- **What the task requires**
Output all of the data below exactly as given.

- **Dataset section**

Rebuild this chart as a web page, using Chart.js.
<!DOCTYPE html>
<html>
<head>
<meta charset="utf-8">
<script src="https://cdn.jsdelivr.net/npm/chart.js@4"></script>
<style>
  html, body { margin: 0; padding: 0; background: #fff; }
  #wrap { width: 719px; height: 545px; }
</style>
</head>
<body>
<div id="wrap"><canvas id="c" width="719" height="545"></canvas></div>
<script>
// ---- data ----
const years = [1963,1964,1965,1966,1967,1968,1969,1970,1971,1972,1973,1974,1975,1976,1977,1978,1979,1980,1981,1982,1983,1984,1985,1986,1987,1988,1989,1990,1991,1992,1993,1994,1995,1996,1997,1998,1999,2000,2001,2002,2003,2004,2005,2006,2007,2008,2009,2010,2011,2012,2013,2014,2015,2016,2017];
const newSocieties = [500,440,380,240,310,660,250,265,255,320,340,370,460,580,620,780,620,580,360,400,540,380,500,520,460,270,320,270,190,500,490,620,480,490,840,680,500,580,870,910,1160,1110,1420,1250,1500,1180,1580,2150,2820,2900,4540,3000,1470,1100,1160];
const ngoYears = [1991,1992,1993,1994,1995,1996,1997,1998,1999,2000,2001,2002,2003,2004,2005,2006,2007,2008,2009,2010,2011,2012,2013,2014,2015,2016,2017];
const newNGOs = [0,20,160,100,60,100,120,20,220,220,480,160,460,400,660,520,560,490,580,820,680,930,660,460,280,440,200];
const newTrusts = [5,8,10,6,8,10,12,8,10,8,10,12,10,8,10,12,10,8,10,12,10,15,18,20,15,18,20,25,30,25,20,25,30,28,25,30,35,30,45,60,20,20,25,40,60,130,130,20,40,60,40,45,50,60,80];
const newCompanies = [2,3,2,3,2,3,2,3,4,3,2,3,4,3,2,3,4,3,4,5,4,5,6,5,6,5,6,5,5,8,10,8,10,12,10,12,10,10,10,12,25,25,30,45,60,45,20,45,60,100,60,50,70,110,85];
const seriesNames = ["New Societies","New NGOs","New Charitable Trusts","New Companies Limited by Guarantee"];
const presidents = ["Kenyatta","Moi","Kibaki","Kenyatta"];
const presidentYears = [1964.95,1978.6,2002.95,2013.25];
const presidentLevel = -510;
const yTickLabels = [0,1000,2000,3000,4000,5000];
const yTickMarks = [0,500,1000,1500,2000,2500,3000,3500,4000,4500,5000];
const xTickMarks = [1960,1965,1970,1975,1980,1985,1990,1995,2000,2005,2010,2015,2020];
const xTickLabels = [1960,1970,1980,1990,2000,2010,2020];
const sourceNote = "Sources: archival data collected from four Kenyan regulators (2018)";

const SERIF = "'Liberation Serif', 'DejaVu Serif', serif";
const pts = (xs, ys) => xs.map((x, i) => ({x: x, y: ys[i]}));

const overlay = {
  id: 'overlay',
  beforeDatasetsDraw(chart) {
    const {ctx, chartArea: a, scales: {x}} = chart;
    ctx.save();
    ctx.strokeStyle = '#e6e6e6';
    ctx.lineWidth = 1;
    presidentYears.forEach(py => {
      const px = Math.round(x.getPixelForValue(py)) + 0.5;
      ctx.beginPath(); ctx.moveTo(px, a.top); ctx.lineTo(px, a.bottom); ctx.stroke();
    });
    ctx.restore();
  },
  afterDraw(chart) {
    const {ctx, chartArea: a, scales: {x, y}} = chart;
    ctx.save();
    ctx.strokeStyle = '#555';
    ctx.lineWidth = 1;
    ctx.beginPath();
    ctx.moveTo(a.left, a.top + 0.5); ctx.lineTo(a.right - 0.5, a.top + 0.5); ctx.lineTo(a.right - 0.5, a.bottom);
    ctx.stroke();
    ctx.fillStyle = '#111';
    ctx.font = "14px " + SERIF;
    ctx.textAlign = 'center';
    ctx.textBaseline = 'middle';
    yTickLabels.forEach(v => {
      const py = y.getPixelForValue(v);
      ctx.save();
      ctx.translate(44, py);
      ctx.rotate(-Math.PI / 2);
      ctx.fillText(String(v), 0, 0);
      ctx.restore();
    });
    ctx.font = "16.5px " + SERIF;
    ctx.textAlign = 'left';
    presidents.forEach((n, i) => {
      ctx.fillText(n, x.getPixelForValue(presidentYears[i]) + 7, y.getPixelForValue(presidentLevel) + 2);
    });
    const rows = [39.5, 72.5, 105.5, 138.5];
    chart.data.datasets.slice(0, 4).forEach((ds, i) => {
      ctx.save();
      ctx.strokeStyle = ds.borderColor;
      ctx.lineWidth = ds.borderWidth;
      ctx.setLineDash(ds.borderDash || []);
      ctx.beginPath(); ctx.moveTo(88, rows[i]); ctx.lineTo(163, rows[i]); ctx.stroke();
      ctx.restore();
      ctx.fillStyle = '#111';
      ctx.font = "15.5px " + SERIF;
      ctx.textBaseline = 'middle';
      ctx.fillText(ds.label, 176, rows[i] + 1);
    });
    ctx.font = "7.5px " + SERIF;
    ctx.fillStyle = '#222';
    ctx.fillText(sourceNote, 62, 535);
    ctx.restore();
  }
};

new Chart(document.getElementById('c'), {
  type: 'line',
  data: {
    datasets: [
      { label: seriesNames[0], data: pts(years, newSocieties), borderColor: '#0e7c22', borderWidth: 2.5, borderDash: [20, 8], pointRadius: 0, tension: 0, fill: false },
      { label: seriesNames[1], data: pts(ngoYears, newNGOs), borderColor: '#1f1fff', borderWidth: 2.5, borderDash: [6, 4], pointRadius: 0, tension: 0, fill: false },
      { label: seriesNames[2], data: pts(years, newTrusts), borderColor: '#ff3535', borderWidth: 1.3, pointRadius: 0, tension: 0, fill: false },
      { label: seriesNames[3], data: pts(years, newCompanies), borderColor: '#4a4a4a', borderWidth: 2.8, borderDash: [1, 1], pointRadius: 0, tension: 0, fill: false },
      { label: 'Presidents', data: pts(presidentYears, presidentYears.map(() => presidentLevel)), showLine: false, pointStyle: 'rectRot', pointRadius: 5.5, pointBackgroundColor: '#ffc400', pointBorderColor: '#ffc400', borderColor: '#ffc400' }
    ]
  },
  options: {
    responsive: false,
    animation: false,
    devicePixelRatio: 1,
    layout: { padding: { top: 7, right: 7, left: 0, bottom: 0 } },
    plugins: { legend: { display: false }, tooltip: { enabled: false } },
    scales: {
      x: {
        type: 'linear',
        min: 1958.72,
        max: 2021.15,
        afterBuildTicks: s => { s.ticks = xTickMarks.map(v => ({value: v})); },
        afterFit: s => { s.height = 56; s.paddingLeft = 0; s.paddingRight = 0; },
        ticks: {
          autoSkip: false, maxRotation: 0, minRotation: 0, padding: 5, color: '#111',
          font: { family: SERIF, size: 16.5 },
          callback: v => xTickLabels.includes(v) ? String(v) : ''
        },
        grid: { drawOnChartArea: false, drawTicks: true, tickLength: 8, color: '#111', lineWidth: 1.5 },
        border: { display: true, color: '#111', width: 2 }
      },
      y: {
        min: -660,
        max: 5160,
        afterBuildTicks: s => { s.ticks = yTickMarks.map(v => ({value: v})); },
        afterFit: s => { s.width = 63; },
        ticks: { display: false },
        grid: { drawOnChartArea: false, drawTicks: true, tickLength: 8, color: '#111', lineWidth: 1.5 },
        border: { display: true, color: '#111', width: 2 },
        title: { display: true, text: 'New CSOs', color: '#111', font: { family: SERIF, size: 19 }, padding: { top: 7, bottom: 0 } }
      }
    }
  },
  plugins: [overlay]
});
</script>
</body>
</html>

- **Task answer**
Rebuild this chart as a web page, using Chart.js.
<!DOCTYPE html>
<html>
<head>
<meta charset="utf-8">
<script src="https://cdn.jsdelivr.net/npm/chart.js@4"></script>
<style>
  html, body { margin: 0; padding: 0; background: #fff; }
  #wrap { width: 719px; height: 545px; }
</style>
</head>
<body>
<div id="wrap"><canvas id="c" width="719" height="545"></canvas></div>
<script>
// ---- data ----
const years = [1963,1964,1965,1966,1967,1968,1969,1970,1971,1972,1973,1974,1975,1976,1977,1978,1979,1980,1981,1982,1983,1984,1985,1986,1987,1988,1989,1990,1991,1992,1993,1994,1995,1996,1997,1998,1999,2000,2001,2002,2003,2004,2005,2006,2007,2008,2009,2010,2011,2012,2013,2014,2015,2016,2017];
const newSocieties = [500,440,380,240,310,660,250,265,255,320,340,370,460,580,620,780,620,580,360,400,540,380,500,520,460,270,320,270,190,500,490,620,480,490,840,680,500,580,870,910,1160,1110,1420,1250,1500,1180,1580,2150,2820,2900,4540,3000,1470,1100,1160];
const ngoYears = [1991,1992,1993,1994,1995,1996,1997,1998,1999,2000,2001,2002,2003,2004,2005,2006,2007,2008,2009,2010,2011,2012,2013,2014,2015,2016,2017];
const newNGOs = [0,20,160,100,60,100,120,20,220,220,480,160,460,400,660,520,560,490,580,820,680,930,660,460,280,440,200];
const newTrusts = [5,8,10,6,8,10,12,8,10,8,10,12,10,8,10,12,10,8,10,12,10,15,18,20,15,18,20,25,30,25,20,25,30,28,25,30,35,30,45,60,20,20,25,40,60,130,130,20,40,60,40,45,50,60,80];
const newCompanies = [2,3,2,3,2,3,2,3,4,3,2,3,4,3,2,3,4,3,4,5,4,5,6,5,6,5,6,5,5,8,10,8,10,12,10,12,10,10,10,12,25,25,30,45,60,45,20,45,60,100,60,50,70,110,85];
const seriesNames = ["New Societies","New NGOs","New Charitable Trusts","New Companies Limited by Guarantee"];
const presidents = ["Kenyatta","Moi","Kibaki","Kenyatta"];
const presidentYears = [1964.95,1978.6,2002.95,2013.25];
const presidentLevel = -510;
const yTickLabels = [0,1000,2000,3000,4000,5000];
const yTickMarks = [0,500,1000,1500,2000,2500,3000,3500,4000,4500,5000];
const xTickMarks = [1960,1965,1970,1975,1980,1985,1990,1995,2000,2005,2010,2015,2020];
const xTickLabels = [1960,1970,1980,1990,2000,2010,2020];
const sourceNote = "Sources: archival data collected from four Kenyan regulators (2018)";

const SERIF = "'Liberation Serif', 'DejaVu Serif', serif";
const pts = (xs, ys) => xs.map((x, i) => ({x: x, y: ys[i]}));

const overlay = {
  id: 'overlay',
  beforeDatasetsDraw(chart) {
    const {ctx, chartArea: a, scales: {x}} = chart;
    ctx.save();
    ctx.strokeStyle = '#e6e6e6';
    ctx.lineWidth = 1;
    presidentYears.forEach(py => {
      const px = Math.round(x.getPixelForValue(py)) + 0.5;
      ctx.beginPath(); ctx.moveTo(px, a.top); ctx.lineTo(px, a.bottom); ctx.stroke();
    });
    ctx.restore();
  },
  afterDraw(chart) {
    const {ctx, chartArea: a, scales: {x, y}} = chart;
    ctx.save();
    ctx.strokeStyle = '#555';
    ctx.lineWidth = 1;
    ctx.beginPath();
    ctx.moveTo(a.left, a.top + 0.5); ctx.lineTo(a.right - 0.5, a.top + 0.5); ctx.lineTo(a.right - 0.5, a.bottom);
    ctx.stroke();
    ctx.fillStyle = '#111';
    ctx.font = "14px " + SERIF;
    ctx.textAlign = 'center';
    ctx.textBaseline = 'middle';
    yTickLabels.forEach(v => {
      const py = y.getPixelForValue(v);
      ctx.save();
      ctx.translate(44, py);
      ctx.rotate(-Math.PI / 2);
      ctx.fillText(String(v), 0, 0);
      ctx.restore();
    });
    ctx.font = "16.5px " + SERIF;
    ctx.textAlign = 'left';
    presidents.forEach((n, i) => {
      ctx.fillText(n, x.getPixelForValue(presidentYears[i]) + 7, y.getPixelForValue(presidentLevel) + 2);
    });
    const rows = [39.5, 72.5, 105.5, 138.5];
    chart.data.datasets.slice(0, 4).forEach((ds, i) => {
      ctx.save();
      ctx.strokeStyle = ds.borderColor;
      ctx.lineWidth = ds.borderWidth;
      ctx.setLineDash(ds.borderDash || []);
      ctx.beginPath(); ctx.moveTo(88, rows[i]); ctx.lineTo(163, rows[i]); ctx.stroke();
      ctx.restore();
      ctx.fillStyle = '#111';
      ctx.font = "15.5px " + SERIF;
      ctx.textBaseline = 'middle';
      ctx.fillText(ds.label, 176, rows[i] + 1);
    });
    ctx.font = "7.5px " + SERIF;
    ctx.fillStyle = '#222';
    ctx.fillText(sourceNote, 62, 535);
    ctx.restore();
  }
};

new Chart(document.getElementById('c'), {
  type: 'line',
  data: {
    datasets: [
      { label: seriesNames[0], data: pts(years, newSocieties), borderColor: '#0e7c22', borderWidth: 2.5, borderDash: [20, 8], pointRadius: 0, tension: 0, fill: false },
      { label: seriesNames[1], data: pts(ngoYears, newNGOs), borderColor: '#1f1fff', borderWidth: 2.5, borderDash: [6, 4], pointRadius: 0, tension: 0, fill: false },
      { label: seriesNames[2], data: pts(years, newTrusts), borderColor: '#ff3535', borderWidth: 1.3, pointRadius: 0, tension: 0, fill: false },
      { label: seriesNames[3], data: pts(years, newCompanies), borderColor: '#4a4a4a', borderWidth: 2.8, borderDash: [1, 1], pointRadius: 0, tension: 0, fill: false },
      { label: 'Presidents', data: pts(presidentYears, presidentYears.map(() => presidentLevel)), showLine: false, pointStyle: 'rectRot', pointRadius: 5.5, pointBackgroundColor: '#ffc400', pointBorderColor: '#ffc400', borderColor: '#ffc400' }
    ]
  },
  options: {
    responsive: false,
    animation: false,
    devicePixelRatio: 1,
    layout: { padding: { top: 7, right: 7, left: 0, bottom: 0 } },
    plugins: { legend: { display: false }, tooltip: { enabled: false } },
    scales: {
      x: {
        type: 'linear',
        min: 1958.72,
        max: 2021.15,
        afterBuildTicks: s => { s.ticks = xTickMarks.map(v => ({value: v})); },
        afterFit: s => { s.height = 56; s.paddingLeft = 0; s.paddingRight = 0; },
        ticks: {
          autoSkip: false, maxRotation: 0, minRotation: 0, padding: 5, color: '#111',
          font: { family: SERIF, size: 16.5 },
          callback: v => xTickLabels.includes(v) ? String(v) : ''
        },
        grid: { drawOnChartArea: false, drawTicks: true, tickLength: 8, color: '#111', lineWidth: 1.5 },
        border: { display: true, color: '#111', width: 2 }
      },
      y: {
        min: -660,
        max: 5160,
        afterBuildTicks: s => { s.ticks = yTickMarks.map(v => ({value: v})); },
        afterFit: s => { s.width = 63; },
        ticks: { display: false },
        grid: { drawOnChartArea: false, drawTicks: true, tickLength: 8, color: '#111', lineWidth: 1.5 },
        border: { display: true, color: '#111', width: 2 },
        title: { display: true, text: 'New CSOs', color: '#111', font: { family: SERIF, size: 19 }, padding: { top: 7, bottom: 0 } }
      }
    }
  },
  plugins: [overlay]
});
</script>
</body>
</html>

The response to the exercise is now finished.